* [WHAT IS EXPECTED]
Print word for word the first line of the listing below and every line after it, through the line with "import plotly.graph_objects as go". Leave out the pictures and the rest.

* [DATA EXTRACT]

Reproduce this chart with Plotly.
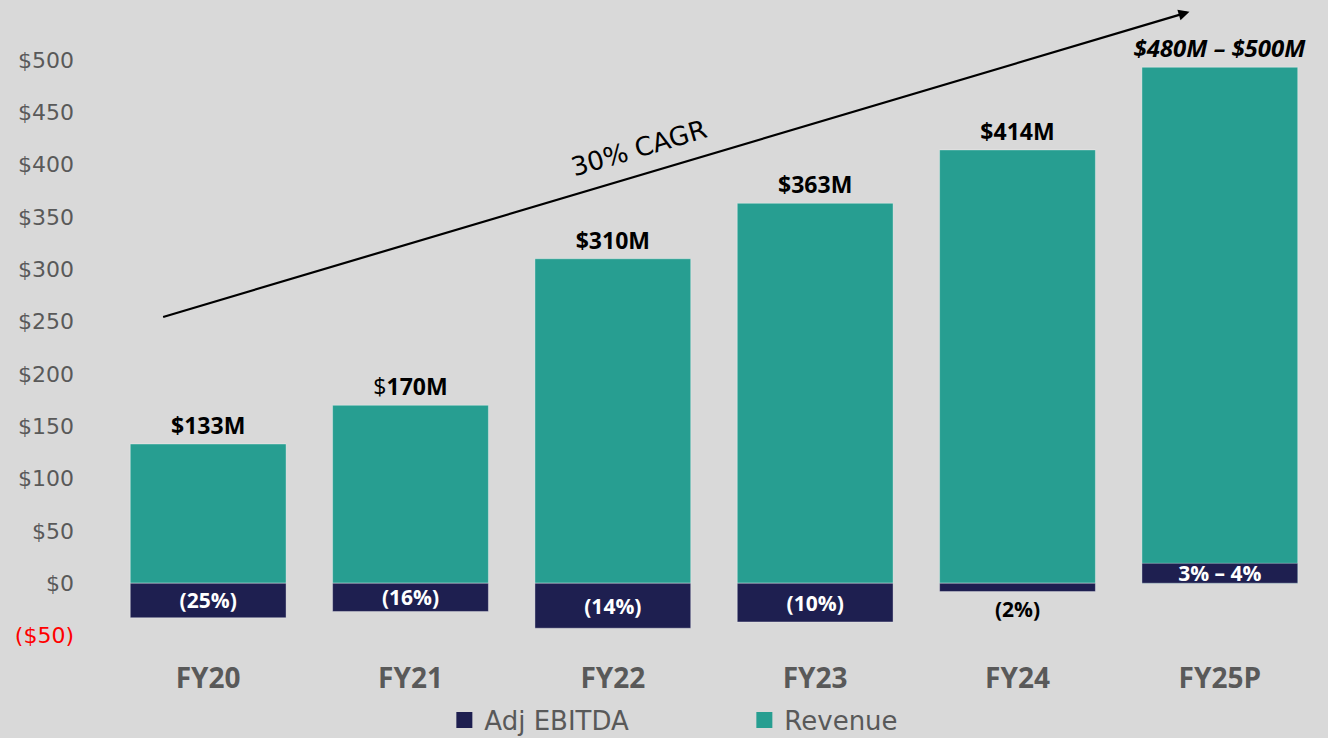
import plotly.graph_objects as go

categories = ["FY20", "FY21", "FY22", "FY23", "FY24", "FY25P"]
revenue = [133, 170, 310, 363, 414, 493]
adj_ebitda = [-33, -27, -43, -37, -8, 19]
revenue_labels = ["$133M", "<span style='font-weight:normal'>$</span>170M", "$310M", "$363M", "$414M",
                  "<i>$480M – $500M</i>"]
revenue_label_sizes = [23, 23, 23, 23, 23, 24]
ebitda_labels = ["(25%)", "(16%)", "(14%)", "(10%)", "(2%)", "3% – 4%"]
ebitda_textpos = ["inside", "inside", "inside", "inside", "outside", "inside"]
y_tickvals = [-50, 0, 50, 100, 150, 200, 250, 300, 350, 400, 450, 500]
y_ticktext = ["<span style='color:#ff0000'>($50)</span>", "$0", "$50", "$100", "$150", "$200",
              "$250", "$300", "$350", "$400", "$450", "$500"]
legend_names = ["Adj EBITDA", "Revenue"]

# CAGR arrow (category index, value)
cagr_start = (-0.23, 254)
cagr_end = (4.85, 546)
cagr_label_pos = (2.13, 416)

BG = "#d9d9d9"
TEAL = "#279e91"
NAVY = "#1e1f50"
FONT = "Open Sans"
WIDE = "DejaVu Sans"

fig = go.Figure()
fig.add_trace(go.Bar(
    x=categories, y=revenue, name="Revenue",
    marker=dict(color=TEAL, line=dict(color="rgba(255,255,255,0.35)", width=1)),
    width=0.77, text=revenue_labels, textposition="outside",
    textfont=dict(family=FONT, size=revenue_label_sizes, color="#000000", weight="bold"),
    cliponaxis=False, constraintext="none", showlegend=False,
))
fig.add_trace(go.Bar(
    x=categories, y=adj_ebitda, name="Adj EBITDA",
    marker=dict(color=NAVY, line=dict(color="rgba(255,255,255,0.35)", width=1)),
    width=0.77, text=ebitda_labels, textposition=ebitda_textpos,
    insidetextanchor="middle",
    insidetextfont=dict(family=FONT, size=21, color="#ffffff", weight="bold"),
    outsidetextfont=dict(family=FONT, size=21, color="#000000", weight="bold"),
    cliponaxis=False, constraintext="none", showlegend=False,
))
# legend swatches (square markers)
for name, color in zip(legend_names, [NAVY, TEAL]):
    fig.add_trace(go.Scatter(
        x=[None], y=[None], mode="markers", name=name,
        marker=dict(symbol="square", size=17, color=color),
        showlegend=True, hoverinfo="skip",
    ))

fig.add_annotation(
    x=cagr_end[0], y=cagr_end[1], ax=cagr_start[0], ay=cagr_start[1],
    xref="x", yref="y", axref="x", ayref="y",
    showarrow=True, arrowhead=2, arrowsize=1, arrowwidth=2.2, arrowcolor="#000000", text="",
)
fig.add_annotation(
    x=cagr_label_pos[0], y=cagr_label_pos[1], xref="x", yref="y",
    text="30% CAGR", showarrow=False, textangle=-16.5,
    font=dict(family=WIDE, size=26, color="#000000"),
)

fig.update_layout(
    width=1328, height=738,
    paper_bgcolor=BG, plot_bgcolor=BG,
    barmode="overlay",
    margin=dict(l=107, r=7, t=39, b=92, autoexpand=False),
    showlegend=True,
    legend=dict(orientation="h", x=0.525, xanchor="center", y=0.0244, yanchor="middle",
                yref="container", itemsizing="trace",
                font=dict(family=WIDE, size=26, color="#595959"),
                entrywidth=255, entrywidthmode="pixels", bgcolor="rgba(0,0,0,0)"),
    font=dict(family=FONT),
    xaxis=dict(showgrid=False, zeroline=False, showline=False, ticks="",
               tickfont=dict(family=FONT, size=28, color="#595959", weight="bold"),
               ticklabelstandoff=13),
    yaxis=dict(range=[-60, 520], showgrid=False, zeroline=False, showline=False, ticks="",
               tickvals=y_tickvals, ticktext=y_ticktext,
               tickfont=dict(family=WIDE, size=22, color="#595959"),
               ticklabelstandoff=32),
)

fig.write_html("out.html")
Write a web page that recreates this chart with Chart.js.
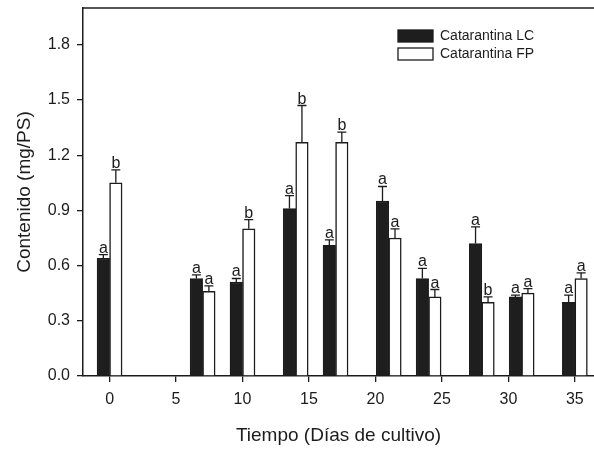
<!DOCTYPE html>
<html>
<head>
<meta charset="utf-8">
<script src="https://cdn.jsdelivr.net/npm/chart.js@4.4.1/dist/chart.umd.min.js"></script>
<style>
    html, body { margin: 0; padding: 0; background: #fff; }
    canvas { display: block; }
</style>
</head>
<body>
<canvas id="chart" width="594" height="449"></canvas>
<script>
// Catarantina content over culture time

const days = [0, 7, 10, 14, 17, 21, 24, 28, 31, 35];
const lcValues = [0.64, 0.53, 0.51, 0.91, 0.71, 0.95, 0.53, 0.72, 0.43, 0.40];
const lcErrors = [0.02, 0.02, 0.02, 0.07, 0.03, 0.08, 0.055, 0.09, 0.01, 0.04];
const lcLetters = ["a", "a", "a", "a", "a", "a", "a", "a", "a", "a"];
const fpValues = [1.05, 0.46, 0.80, 1.27, 1.27, 0.75, 0.43, 0.40, 0.45, 0.53];
const fpErrors = [0.07, 0.03, 0.05, 0.20, 0.055, 0.05, 0.04, 0.03, 0.025, 0.03];
const fpLetters = ["b", "a", "b", "b", "b", "a", "a", "b", "a", "a"];
const xTicks = [0, 5, 10, 15, 20, 25, 30, 35];
const yTicks = [0.0, 0.3, 0.6, 0.9, 1.2, 1.5, 1.8];

const FONT = "'Liberation Sans', Arial, sans-serif";
const INK = "#1c1c1c";

function toPoints(values) {
    return days.map((d, i) => ({ x: d, y: values[i] }));
}

// error bars (upper only) with significance letters, frame top line and legend
const extras = {
    id: "extras",
    afterDatasetsDraw(chart) {
        const ctx = chart.ctx;
        const yScale = chart.scales.y;
        const area = chart.chartArea;

        ctx.save();
        ctx.strokeStyle = INK;
        ctx.fillStyle = INK;
        ctx.lineWidth = 1.3;
        ctx.font = "16px " + FONT;
        ctx.textAlign = "center";
        ctx.textBaseline = "alphabetic";

        chart.data.datasets.forEach((ds, i) => {
            const meta = chart.getDatasetMeta(i);
            meta.data.forEach((bar, j) => {
                const yTop = yScale.getPixelForValue(ds.data[j].y + ds.errors[j]);
                ctx.beginPath();
                ctx.moveTo(bar.x, bar.y);
                ctx.lineTo(bar.x, yTop);
                ctx.moveTo(bar.x - 4.5, yTop);
                ctx.lineTo(bar.x + 4.5, yTop);
                ctx.stroke();
                ctx.fillText(ds.letters[j], bar.x, yTop - 2);
            });
        });

        // top frame line
        ctx.lineWidth = 1.5;
        ctx.beginPath();
        ctx.moveTo(area.left, area.top);
        ctx.lineTo(area.right, area.top);
        ctx.stroke();

        // legend
        ctx.font = "14px " + FONT;
        ctx.textAlign = "left";
        ctx.textBaseline = "middle";
        chart.data.datasets.forEach((ds, i) => {
            const y = 30 + i * 18;
            ctx.fillStyle = ds.backgroundColor;
            ctx.fillRect(398, y, 35, 12);
            ctx.lineWidth = 1.3;
            ctx.strokeRect(398, y, 35, 12);
            ctx.fillStyle = INK;
            ctx.fillText(ds.label, 440, y + 6.5);
        });
        ctx.restore();
    }
};

new Chart(document.getElementById("chart"), {
    type: "bar",
    data: {
        datasets: [
            {
                label: "Catarantina LC",
                data: toPoints(lcValues),
                errors: lcErrors,
                letters: lcLetters,
                backgroundColor: "#1e1e1e",
                borderColor: INK,
                borderWidth: 1.3
            },
            {
                label: "Catarantina FP",
                data: toPoints(fpValues),
                errors: fpErrors,
                letters: fpLetters,
                backgroundColor: "#ffffff",
                borderColor: INK,
                borderWidth: 1.5
            }
        ]
    },
    options: {
        responsive: false,
        animation: false,
        barThickness: 12.5,
        layout: { padding: { top: 0, right: 0, left: 0, bottom: 0 } },
        plugins: {
            legend: { display: false },
            tooltip: { enabled: false }
        },
        scales: {
            x: {
                type: "linear",
                offset: false,
                min: -2,
                max: 36.44,
                afterBuildTicks: (scale) => { scale.ticks = xTicks.map(v => ({ value: v })); },
                afterFit: (scale) => { scale.height = 73; },
                grid: { offset: false, drawOnChartArea: false, drawTicks: true, tickLength: 6, color: INK, lineWidth: 1.3 },
                border: { display: true, color: INK, width: 1.5 },
                ticks: { color: INK, padding: 8, maxRotation: 0, font: { family: FONT, size: 16 } },
                title: {
                    display: true,
                    text: "Tiempo (Días de cultivo)",
                    color: INK,
                    font: { family: FONT, size: 19 },
                    padding: { top: 0, bottom: 2 }
                }
            },
            y: {
                min: 0,
                max: 2.0,
                afterBuildTicks: (scale) => { scale.ticks = yTicks.map(v => ({ value: v })); },
                afterFit: (scale) => { scale.width = 83; scale.paddingTop = 8; },
                grid: { drawOnChartArea: false, drawTicks: true, tickLength: 6, color: INK, lineWidth: 1.3 },
                border: { display: true, color: INK, width: 1.5 },
                ticks: {
                    color: INK,
                    padding: 7,
                    font: { family: FONT, size: 16 },
                    callback: (v) => Number(v).toFixed(1)
                },
                title: {
                    display: true,
                    text: "Contenido (mg/PS)",
                    color: INK,
                    font: { family: FONT, size: 19 },
                    padding: { top: 13, bottom: 0 }
                }
            }
        }
    },
    plugins: [extras]
});
</script>
</body>
</html>
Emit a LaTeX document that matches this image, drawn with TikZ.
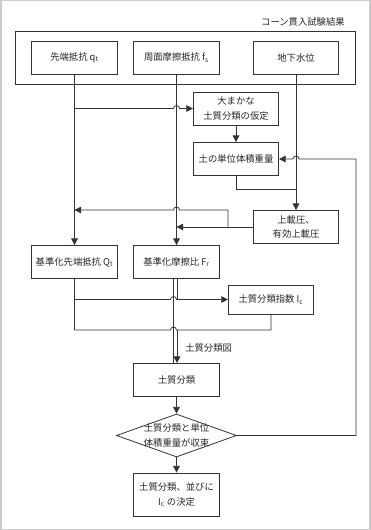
\documentclass[tikz,border=0pt]{standalone}
\usepackage{fontspec}
\setmainfont{Noto Sans CJK JP}
\usetikzlibrary{arrows.meta,shapes.geometric,calc}

\tikzset{
  txt/.style={font=\fontsize{7}{11}\selectfont, text=black!85, align=center, inner sep=0pt},
  box/.style={txt, draw=black!80, line width=0.6pt, minimum width=64pt, minimum height=24.75pt, inner sep=1pt},
  cptframe/.style={draw=black!80, line width=0.6pt, minimum width=255pt, minimum height=39.75pt, inner sep=0pt},
  decision/.style={diamond, draw=black!80, line width=0.6pt, minimum width=90pt, minimum height=32.25pt, inner sep=0pt},
  link/.style={draw=black!80, line width=0.6pt},
  arr/.style={link, -{Triangle[length=5pt,width=5pt]}}
}
% line hops over a crossing vertical line
\newcommand{\hopR}[1]{-- ($(#1)+(-3,0)$) arc[start angle=180,end angle=0,radius=3]}
\newcommand{\hopL}[1]{-- ($(#1)+(3,0)$) arc[start angle=0,end angle=180,radius=3]}

\begin{document}
\begin{tikzpicture}[x=0.75pt,y=0.75pt]
  \useasboundingbox (0,0) rectangle (370,-530);
  \draw[black!20, line width=1.5pt] (0.5,-0.5) rectangle (369.5,-529.5);

  % Cone penetration test results
  \node[txt, anchor=east] (title) at (345,-22) {コーン貫入試験結果};
  \node[cptframe] (cpt) at (185,-57.5) {};
  \node[box] (qt) at (74.5,-57.5) {先端抵抗 q\textsubscript{t}};
  \node[box] (fs) at (176.5,-57.5) {周面摩擦抵抗 f\textsubscript{s}};
  \node[box] (gw) at (296,-57.5) {地下水位};

  % Unit weight and overburden
  \node[box] (assume) at (236,-108.5) {大まかな\\土質分類の仮定};
  \node[box] (weight) at (236,-159) {土の単位体積重量};
  \node[box] (overb) at (296,-227) {上載圧、\\有効上載圧};

  % Normalised values
  \node[box] (Qt) at (74.5,-262) {基準化先端抵抗 Q\textsubscript{t}};
  \node[box] (Fr) at (176.5,-262) {基準化摩擦比 F\textsubscript{r}};
  \node[box, minimum height=21.75pt] (Ic) at (271,-299.5) {土質分類指数 I\textsubscript{c}};

  % Classification and check
  \node[box] (soil) at (176.5,-380) {土質分類};
  \node[decision] (conv) at (176.5,-435.5) {};
  \node[txt] (convtxt) at (conv) {土質分類と単位\\体積重量が収束};
  \node[box, minimum height=32.25pt] (final) at (176.5,-494.5) {土質分類、並びに\\I\textsubscript{c} の決定};
  \node[txt, anchor=west] (maplbl) at (185,-348) {土質分類図};

  \coordinate (j1) at (0,-189);
  \coordinate (j2) at (228,-227);
  \coordinate (j3) at (228,-210);
  \coordinate (j5) at (0,-330);
  \coordinate (FrL) at ($(Fr.south)+(-3,0)$);
  \coordinate (FrR) at ($(Fr.south)+(0.5,0)$);
  \coordinate (fb) at (356,-159);

  % Connectors
  \draw[arr] (qt.south) -- (Qt.north);
  \draw[arr] (fs.south) -- (Fr.north);
  \draw[arr] (gw.south) -- (overb.north);
  \draw[arr] (qt.south |- assume.west) \hopR{fs.south |- assume.west} -- (assume.west);
  \draw[arr] (assume.south) -- (weight.north);
  \draw[link] (weight.south) |- (gw.south |- j1);
  \draw[arr] (overb.west) -- (fs.south |- overb.west);
  \draw[arr] (j2) -- (j3) \hopL{fs.south |- j3} -- (qt.south |- j3);

  \draw[link] (Qt.south) -- (Qt.south |- j5);
  \draw[link] (Qt.south |- Ic.west) \hopR{FrL |- Ic.west} -- (FrR |- Ic.west);
  \draw[arr] (FrR) |- (Ic.west);
  \draw[link] (Qt.south |- j5) \hopR{FrL |- j5} -- (Ic.south |- j5) -- (Ic.south);
  \draw[link] (FrL) -- (FrL |- soil.north);
  \draw[arr] (FrR |- j5) -- (FrR |- soil.north);

  \draw[arr] (soil.south) -- (conv.north);
  \draw[arr] (conv.south) -- (final.north);
  \draw[arr] (conv.east) -| (fb) \hopL{gw.south |- fb} -- (weight.east);
\end{tikzpicture}
\end{document}
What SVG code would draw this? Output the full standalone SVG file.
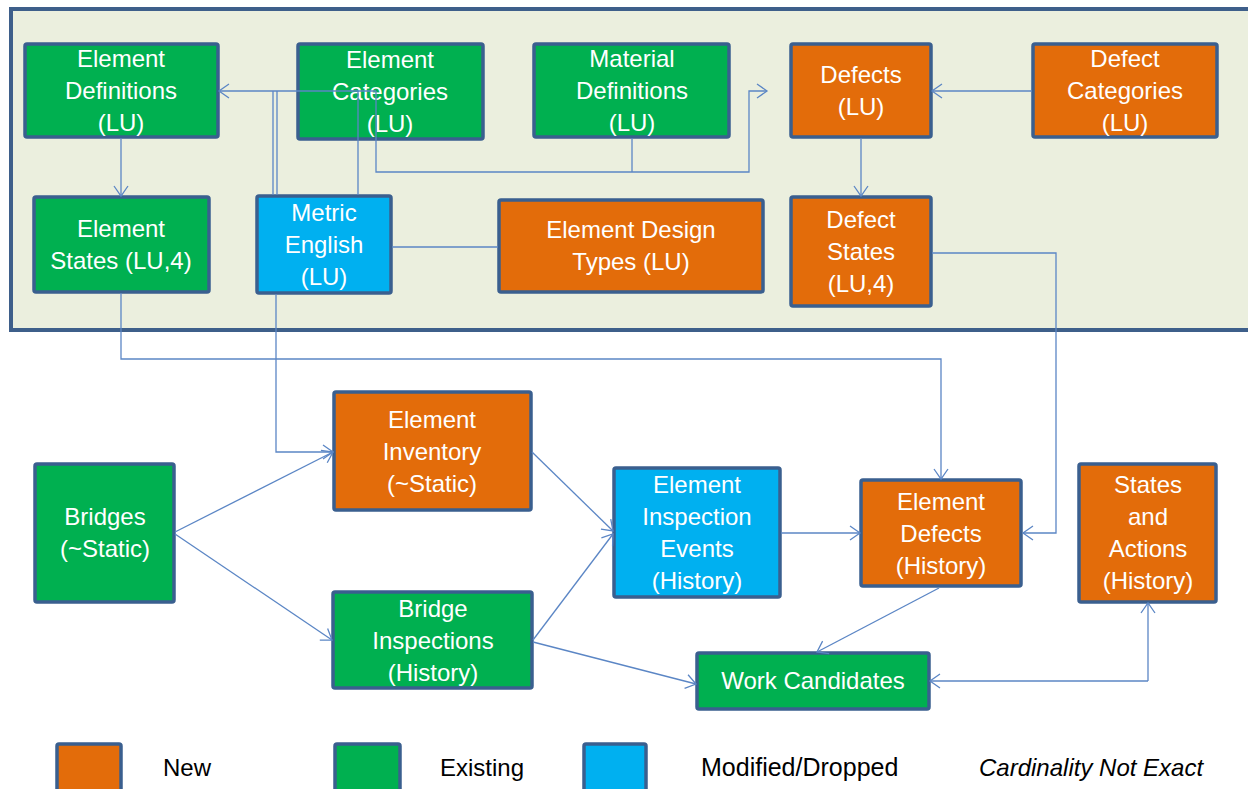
<svg xmlns="http://www.w3.org/2000/svg" width="1248" height="789" viewBox="0 0 1248 789">
<defs>
<marker id="arr" markerUnits="userSpaceOnUse" markerWidth="16" markerHeight="16" refX="12" refY="8" orient="auto">
<path d="M2,1 L12,8 L2,15" fill="none" stroke="#5b86c5" stroke-width="1.3"/>
</marker>
<style>
.box{stroke:#3a5f8f;stroke-width:3.5}
.g{fill:#00b050}
.o{fill:#e36c0a}
.b{fill:#00b0f0}
.t{font-family:"Liberation Sans",Arial,sans-serif;font-size:24px;fill:#ffffff;text-anchor:middle}
.lg{font-family:"Liberation Sans",Arial,sans-serif;font-size:24px;fill:#000000}
.c{fill:none;stroke:#5b86c5;stroke-width:1.3}
.a{marker-end:url(#arr)}
</style>
</defs>
<rect width="1248" height="789" fill="#ffffff"/>
<rect id="panel" x="11" y="9" width="1250" height="321" fill="#ebefde" stroke="#3e5f8a" stroke-width="4"/>

<g id="nodes">
<g id="element-definitions"><rect class="box g" x="25" y="44" width="193" height="93" rx="2"/><text class="t" x="121" y="67">Element</text><text class="t" x="121" y="99">Definitions</text><text class="t" x="121" y="131">(LU)</text></g>
<g id="element-categories"><rect class="box g" x="298" y="44" width="185" height="95" rx="2"/><text class="t" x="390" y="68">Element</text><text class="t" x="390" y="100">Categories</text><text class="t" x="390" y="132">(LU)</text></g>
<g id="material-definitions"><rect class="box g" x="534" y="44" width="195" height="93" rx="2"/><text class="t" x="632" y="67">Material</text><text class="t" x="632" y="99">Definitions</text><text class="t" x="632" y="131">(LU)</text></g>
<g id="defects"><rect class="box o" x="791" y="44" width="140" height="93" rx="2"/><text class="t" x="861" y="83">Defects</text><text class="t" x="861" y="115">(LU)</text></g>
<g id="defect-categories"><rect class="box o" x="1033" y="44" width="184" height="93" rx="2"/><text class="t" x="1125" y="67">Defect</text><text class="t" x="1125" y="99">Categories</text><text class="t" x="1125" y="131">(LU)</text></g>
<g id="element-states"><rect class="box g" x="34" y="197" width="175" height="95" rx="2"/><text class="t" x="121" y="237">Element</text><text class="t" x="121" y="269">States (LU,4)</text></g>
<g id="metric-english"><rect class="box b" x="257" y="196" width="134" height="97" rx="2"/><text class="t" x="324" y="221">Metric</text><text class="t" x="324" y="253">English</text><text class="t" x="324" y="285">(LU)</text></g>
<g id="element-design-types"><rect class="box o" x="499" y="200" width="264" height="92" rx="2"/><text class="t" x="631" y="238">Element Design</text><text class="t" x="631" y="270">Types (LU)</text></g>
<g id="defect-states"><rect class="box o" x="791" y="197" width="140" height="109" rx="2"/><text class="t" x="861" y="228">Defect</text><text class="t" x="861" y="260">States</text><text class="t" x="861" y="292">(LU,4)</text></g>
<g id="bridges"><rect class="box g" x="35" y="464" width="139" height="138" rx="2"/><text class="t" x="105" y="525">Bridges</text><text class="t" x="105" y="557">(~Static)</text></g>
<g id="element-inventory"><rect class="box o" x="334" y="392" width="197" height="118" rx="2"/><text class="t" x="432" y="428">Element</text><text class="t" x="432" y="460">Inventory</text><text class="t" x="432" y="492">(~Static)</text></g>
<g id="bridge-inspections"><rect class="box g" x="333" y="592" width="199" height="96" rx="2"/><text class="t" x="433" y="617">Bridge</text><text class="t" x="433" y="649">Inspections</text><text class="t" x="433" y="681">(History)</text></g>
<g id="element-inspection-events"><rect class="box b" x="614" y="468" width="166" height="129" rx="2"/><text class="t" x="697" y="493">Element</text><text class="t" x="697" y="525">Inspection</text><text class="t" x="697" y="557">Events</text><text class="t" x="697" y="589">(History)</text></g>
<g id="element-defects"><rect class="box o" x="861" y="480" width="160" height="106" rx="2"/><text class="t" x="941" y="510">Element</text><text class="t" x="941" y="542">Defects</text><text class="t" x="941" y="574">(History)</text></g>
<g id="states-and-actions"><rect class="box o" x="1079" y="464" width="137" height="138" rx="2"/><text class="t" x="1148" y="493">States</text><text class="t" x="1148" y="525">and</text><text class="t" x="1148" y="557">Actions</text><text class="t" x="1148" y="589">(History)</text></g>
<g id="work-candidates"><rect class="box g" x="697" y="653" width="232" height="56" rx="2"/><text class="t" x="813" y="689">Work Candidates</text></g>
</g>

<g id="connectors">
<path class="c a" d="M376,91 L219,91"/>
<path class="c" d="M273,91 L273,195 M277,91 L277,195 M358,91 L358,195"/>
<path class="c a" d="M376,91 L376,172 L749,172 L749,91 L767,91"/>
<path class="c" d="M632,138 L632,172"/>
<path class="c a" d="M121,138 L121,196"/>
<path class="c" d="M392,247 L498,247"/>
<path class="c a" d="M861,138 L861,196"/>
<path class="c a" d="M1032,91 L932,91"/>
<path class="c a" d="M932,253 L1056,253 L1056,533 L1023,533"/>
<path class="c a" d="M121,293 L121,359 L941,359 L941,479"/>
<path class="c a" d="M276,294 L276,452 L333,452"/>
<path class="c a" d="M175,532 L333,452"/>
<path class="c a" d="M175,534 L332,640"/>
<path class="c a" d="M532,452 L613,531"/>
<path class="c a" d="M533,640 L613,534"/>
<path class="c a" d="M533,642 L696,684"/>
<path class="c a" d="M781,533 L860,533"/>
<path class="c a" d="M939,588 L817,652"/>
<path class="c a" d="M1148,681 L930,681"/>
<path class="c a" d="M1148,681 L1148,603"/>
</g>

<g id="legend">
<rect class="box o" x="57" y="744" width="64" height="60" rx="2"/>
<text class="lg" x="163" y="776">New</text>
<rect class="box g" x="335" y="744" width="65" height="60" rx="2"/>
<text class="lg" x="440" y="776">Existing</text>
<rect class="box b" x="584" y="744" width="62" height="60" rx="2"/>
<text class="lg" x="701" y="776" style="font-size:25px">Modified/Dropped</text>
<text class="lg" x="979" y="776" style="font-style:italic">Cardinality Not Exact</text>
</g>
</svg>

* [EXERCISE ANSWER]
Reproduce this chart with Plotly.
import plotly.graph_objects as go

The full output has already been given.